Il n’est pas obligatoire d’être partie à un autre traité international sur le droit d’auteur pour adhérer au Traité de Marrakech; l’adhésion est ouverte aux États membres de l’OMPI et à la Communauté européenne. Cependant, les parties contractantes qui reçoivent des exemplaires en format accessible et qui ne sont pas soumises au triple critère en vertu de l’article 9 de la Convention de Berne doivent s’assurer que ces exemplaires ne sont pas redistribués sur des territoires ne relevant pas de leur compétence. De plus, l’échange transfrontière par des entités autorisées n’est admis que si la partie contractante dans laquelle l’exemplaire est réalisé est partie au Traité de l’OMPI sur le droit d’auteur, ou si elle applique par ailleurs le triple critère aux limitations et exceptions mises en œuvre en vertu du Traité de Marrakech.

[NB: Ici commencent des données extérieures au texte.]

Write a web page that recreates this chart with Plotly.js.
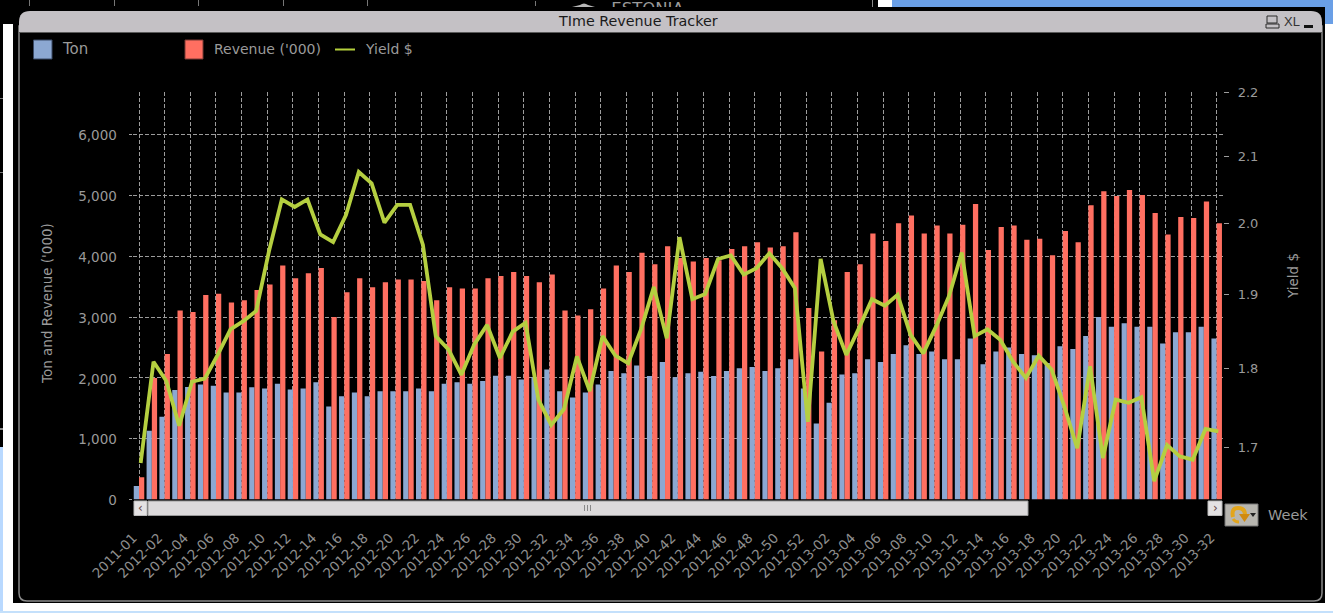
<!DOCTYPE html>
<html><head><meta charset="utf-8">
<script src="https://cdn.plot.ly/plotly-3.0.1.min.js"></script>
<style>html,body{margin:0;padding:0;background:#000;overflow:hidden}#c{width:1333px;height:613px}</style>
</head><body><div id="c"></div>
<script>
const weeks = ["2011-01",
"2012-01","2012-02","2012-03","2012-04","2012-05","2012-06","2012-07","2012-08","2012-09","2012-10",
"2012-11","2012-12","2012-13","2012-14","2012-15","2012-16","2012-17","2012-18","2012-19","2012-20",
"2012-21","2012-22","2012-23","2012-24","2012-25","2012-26","2012-27","2012-28","2012-29","2012-30",
"2012-31","2012-32","2012-33","2012-34","2012-35","2012-36","2012-37","2012-38","2012-39","2012-40",
"2012-41","2012-42","2012-43","2012-44","2012-45","2012-46","2012-47","2012-48","2012-49","2012-50",
"2012-51","2012-52",
"2013-01","2013-02","2013-03","2013-04","2013-05","2013-06","2013-07","2013-08","2013-09","2013-10",
"2013-11","2013-12","2013-13","2013-14","2013-15","2013-16","2013-17","2013-18","2013-19","2013-20",
"2013-21","2013-22","2013-23","2013-24","2013-25","2013-26","2013-27","2013-28","2013-29","2013-30",
"2013-31","2013-32"];
const weekTicks = ["2011-01","2012-02","2012-04","2012-06","2012-08","2012-10","2012-12","2012-14","2012-16","2012-18","2012-20","2012-22","2012-24","2012-26","2012-28","2012-30","2012-32","2012-34","2012-36","2012-38","2012-40","2012-42","2012-44","2012-46","2012-48","2012-50","2012-52","2013-02","2013-04","2013-06","2013-08","2013-10","2013-12","2013-14","2013-16","2013-18","2013-20","2013-22","2013-24","2013-26","2013-28","2013-30","2013-32"];
const ton = [220,1130,1360,1800,1850,1890,1870,1760,1760,1845,1825,1905,1810,1825,1930,1530,1700,1760,1700,1780,1780,1780,1825,1780,1905,1930,1905,1950,2035,2035,
1975,2015,2137,1780,1677,1760,1890,2115,2077,2203,2033,2263,2010,2077,2100,2033,2115,2160,2180,2115,2160,2307,1825,1250,1590,2055,2077,2307,2263,2395,
2537,2395,2433,2307,2307,2647,2225,2433,2500,2395,2373,2247,2520,2477,2690,3003,2840,2900,2840,2840,2565,2750,2750,2840,2647];
const revenue = [367,2000,2395,3107,3085,3365,3385,3240,3277,3447,3535,3847,3640,3720,3808,3003,3408,3640,3490,3573,3617,3617,3595,3277,3490,3470,3470,3640,3677,3743,
3677,3573,3700,3107,3025,3130,3470,3847,3743,4060,3870,4165,3973,3913,3973,3935,4120,4165,4230,4143,4165,4395,3150,2433,2950,3743,3870,4373,4252,4543,
4670,4373,4505,4373,4520,4860,4105,4483,4505,4270,4290,4017,4417,4230,4840,5070,4992,5090,5010,4713,4357,4647,4630,4900,4543];
const yieldUsd = [1.681,1.809,1.784,1.727,1.783,1.787,1.818,1.852,1.863,1.877,1.960,2.035,2.024,2.035,1.984,1.973,2.012,2.076,2.059,2.001,2.027,2.027,1.969,1.843,1.825,1.792,1.832,1.858,1.814,1.849,
1.861,1.760,1.728,1.748,1.816,1.771,1.843,1.817,1.807,1.852,1.910,1.840,1.980,1.893,1.900,1.949,1.954,1.927,1.936,1.957,1.936,1.908,1.732,1.949,1.863,1.818,1.854,1.893,1.884,1.899,
1.845,1.820,1.856,1.897,1.958,1.843,1.852,1.838,1.809,1.788,1.817,1.799,1.751,1.699,1.803,1.687,1.760,1.756,1.763,1.659,1.703,1.689,1.685,1.723,1.720];
const leftTicks = [0,1000,2000,3000,4000,5000,6000];
const rightTicks = [1.7,1.8,1.9,2.0,2.1,2.2];

const W=1333,H=613;
const FONT='"DejaVu Sans", sans-serif';
const GREY='#9a9a9a';
const px=x=>x/W, py=y=>1-y/H;
function rect(x0,y0,x1,y1,fill,line,lw){return {type:'rect',xref:'paper',yref:'paper',layer:'below',x0:px(x0),x1:px(x1),y0:py(y0),y1:py(y1),fillcolor:fill||'rgba(0,0,0,0)',line:{color:line||'rgba(0,0,0,0)',width:line?(lw||1):0}};}
function path(cmds,fill,line,lw){
  const d=cmds.map(c=>typeof c==='string'?c:(c.length===4?`Q${px(c[0])},${py(c[1])} ${px(c[2])},${py(c[3])}`:`${c[2]||'L'}${px(c[0])},${py(c[1])}`)).join(' ');
  return {type:'path',xref:'paper',yref:'paper',layer:'below',path:d,fillcolor:fill||'rgba(0,0,0,0)',line:{color:line||'rgba(0,0,0,0)',width:line?(lw||1):0}};
}
function note(x,y,text,opt){return Object.assign({xref:'paper',yref:'paper',x:px(x),y:py(y),text:text,showarrow:false,xanchor:'left',yanchor:'middle',font:{family:FONT,size:14,color:GREY}},opt||{});}

const clipped=rect(600,-1,695,15,'rgba(0,0,0,0)');
clipped.label={text:'ESTONIA',font:{family:FONT,size:16.5,color:'#9a9a9a'},textposition:'middle center'};

const shapes=[
  rect(3,24,13,611,'#ffffff'),
  rect(0,447,3,613,'#b9d9ff'),
  rect(3,603,1333,611,'#ffffff'),
  rect(0,611,1333,613,'#c4e0fb'),
  rect(1325,24,1333,611,'#ffffff'),
  rect(1325,7,1333,24,'#6a9fe6'),
  rect(892,0,1333,7,'#6a9fe6'),
  rect(878,0,892,7,'#ffffff'),
  rect(872,0,873,7,'#888888'),
  rect(0,428,3,430,'#888888'),
  rect(0,98,3,99,'#777777'),rect(0,172,3,173,'#777777'),
  rect(29,0,30,6,'#777777'),rect(114,0,115,6,'#777777'),rect(198,0,199,6,'#777777'),rect(283,0,284,6,'#777777'),rect(367,0,368,6,'#777777'),rect(535,1,536,6,'#777777'),
  // clipped neighbouring window text at the top
  clipped,
  path([[572,7,'M'],[580,5],[584,2,588,5],[595,7],'Z'],'#b8b8b8'),
  rect(560,7,720,11,'#000000'),
  // window frame
  path([[19,26,'M'],[19,593],[19,601,27,601],[1314,601],[1322,601,1322,593],[1322,26],'Z'],null,'#8a8a8a',1.5),
  // title bar
  path([[19,32,'M'],[19,22],[19,11,30,11],[1311,11],[1322,11,1322,22],[1322,32],'Z'],'#c4c1c5'),
  rect(19,32,1322,33,'#5a5a5a'),
  // print icon and minimise
  rect(1267,16,1277,23,null,'#2a2a2a',1),
  rect(1266,24,1279,28,null,'#2a2a2a',1),
  rect(1304,25,1313,28,'#111111'),
  // legend swatches
  rect(33.5,40,52,59,'#8ca8d2','#3a4a66',1),
  rect(185,40,203,59,'#ff6f61','#7a3a34',1),
  rect(335,48.5,355,50.5,'#b5d03c'),
  // scrollbar
  rect(148,501,1028,515.5,'#dcdadb','#9a9a9a',1),
  rect(134,501,147,515.5,'#e4e2e3','#bbbbbb',1),
  rect(1208,501,1222,515.5,'#e4e2e3','#bbbbbb',1),
  rect(584,505,585,511,'#888888'),rect(587,505,588,511,'#888888'),rect(590,505,591,511,'#888888'),
  // refresh button
  rect(1225,504,1258,526,'#b8b6b0','#777777',1),
  path([[1233,517,'M'],[1231,508,1238,508],[1245,508,1245,515]],null,'#e2a51c',4),
  path([[1239,514,'M'],[1250,514],[1244.5,522],'Z'],'#d08a10'),
  path([[1233,519,'M'],[1235,522,1239,522]],null,'#e2a51c',3),
  path([[1250,513,'M'],[1256,513],[1253,517],'Z'],'#222222')
];

const annotations=[
  note(638,21,'TIme Revenue Tracker',{xanchor:'center',font:{family:FONT,size:14.3,color:'#1a1a1a'}}),
  note(1282,21,'XL',{font:{family:'"Liberation Sans",sans-serif',size:13,color:'#333333'}}),
  note(60,49,'Ton',{font:{family:FONT,size:15,color:GREY}}),
  note(212,49,"Revenue ('000)"),
  note(363,49,'Yield $'),
  note(47,303,"Ton and Revenue ('000)",{textangle:-90,xanchor:'center',font:{family:FONT,size:13.5,color:GREY}}),
  note(1293,276,'Yield $',{textangle:-90,xanchor:'center',font:{family:FONT,size:13.5,color:GREY}}),
  note(1266,515,'Week',{font:{family:FONT,size:14.5,color:GREY}}),
  note(140.5,508,'‹',{xanchor:'center',font:{family:FONT,size:12,color:'#664444'}}),
  note(1215,508,'›',{xanchor:'center',font:{family:FONT,size:12,color:'#664444'}})
];

const data=[
 {type:'bar',name:'Ton',x:weeks,y:ton,marker:{color:'#8ca8d2',line:{width:0}}},
 {type:'bar',name:"Revenue ('000)",x:weeks,y:revenue,marker:{color:'#ff6f61',line:{width:0}}},
 {type:'scatter',mode:'lines',name:'Yield $',x:weeks,y:yieldUsd,xaxis:'x2',yaxis:'y2',line:{color:'#b5cf40',width:3.8}}
];
const xDomain=[px(132.6),px(1223.1)], yDomain=[py(499.5),py(92)];
const layout={
 width:W,height:H,margin:{l:0,r:0,t:0,b:0},
 paper_bgcolor:'#000',plot_bgcolor:'rgba(0,0,0,0)',
 showlegend:false,barmode:'group',bargap:0.18,bargroupgap:0,hovermode:false,
 font:{family:FONT,size:13.5,color:GREY},
 xaxis:{domain:xDomain,anchor:'y',type:'category',categoryorder:'array',categoryarray:weeks,range:[-0.5,84.5],
   tickmode:'array',tickvals:weekTicks,ticktext:weekTicks,tickangle:-45,ticklen:0,ticklabelstandoff:27,ticklabelshift:-6,
   tickfont:{family:FONT,size:13.5,color:'#8e8e8e'},showgrid:true,gridcolor:'#9c9c9c',griddash:'4px,2px',gridwidth:1,showline:false,zeroline:false},
 xaxis2:{domain:xDomain,anchor:'y2',overlaying:'x',type:'category',categoryorder:'array',categoryarray:weeks,range:[-0.63,84.37],visible:false},
 yaxis:{domain:yDomain,anchor:'x',range:[0,6702],tickmode:'array',tickvals:leftTicks,ticktext:['0','1,000','2,000','3,000','4,000','5,000','6,000'],
   ticks:'outside',ticklen:3,tickcolor:'#9c9c9c',ticklabelstandoff:9,ticklabelshift:1,tickfont:{family:FONT,size:13.5,color:GREY},
   showgrid:true,gridcolor:'#9c9c9c',griddash:'4px,2px',gridwidth:1,zeroline:false,showline:false},
 yaxis2:{domain:yDomain,anchor:'x2',overlaying:'y',side:'right',type:'log',range:[Math.log10(1.637),Math.log10(2.2)],
   tickmode:'array',tickvals:rightTicks,ticktext:['1.7','1.8','1.9','2.0','2.1','2.2'],ticks:'outside',ticklen:5,tickcolor:'#9c9c9c',ticklabelstandoff:6,ticklabelshift:0.5,
   tickfont:{family:FONT,size:13,color:GREY},showgrid:false,zeroline:false,showline:false},
 shapes:shapes,annotations:annotations
};
Plotly.newPlot('c',data,layout,{displayModeBar:false,staticPlot:true});
</script></body></html>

Le traité prescrit à l’OMPI de créer un “point d’accès à l’information” pour permettre le partage volontaire d’informations facilitant l’identification des entités autorisées. L’Organisation est aussi invitée à communiquer des informations sur le fonctionnement du traité. Enfin, les Parties contractantes s’engagent à prêter assistance à leurs entités autorisées qui mènent des activités en matière de transfert transfrontière.

Le traité institue une assemblée des parties contractantes dont le principal mandat est de traiter des questions concernant le maintien et le développement du traité. Le Secrétariat de l’OMPI est chargé de s’acquitter des tâches administratives requises par le traité.

Le traité a été adopté le 27 juin 2013 à Marrakech. Il entrera en vigueur lorsque 20 instruments de ratification ou d’adhésion auront été déposés par des parties remplissant les conditions requises.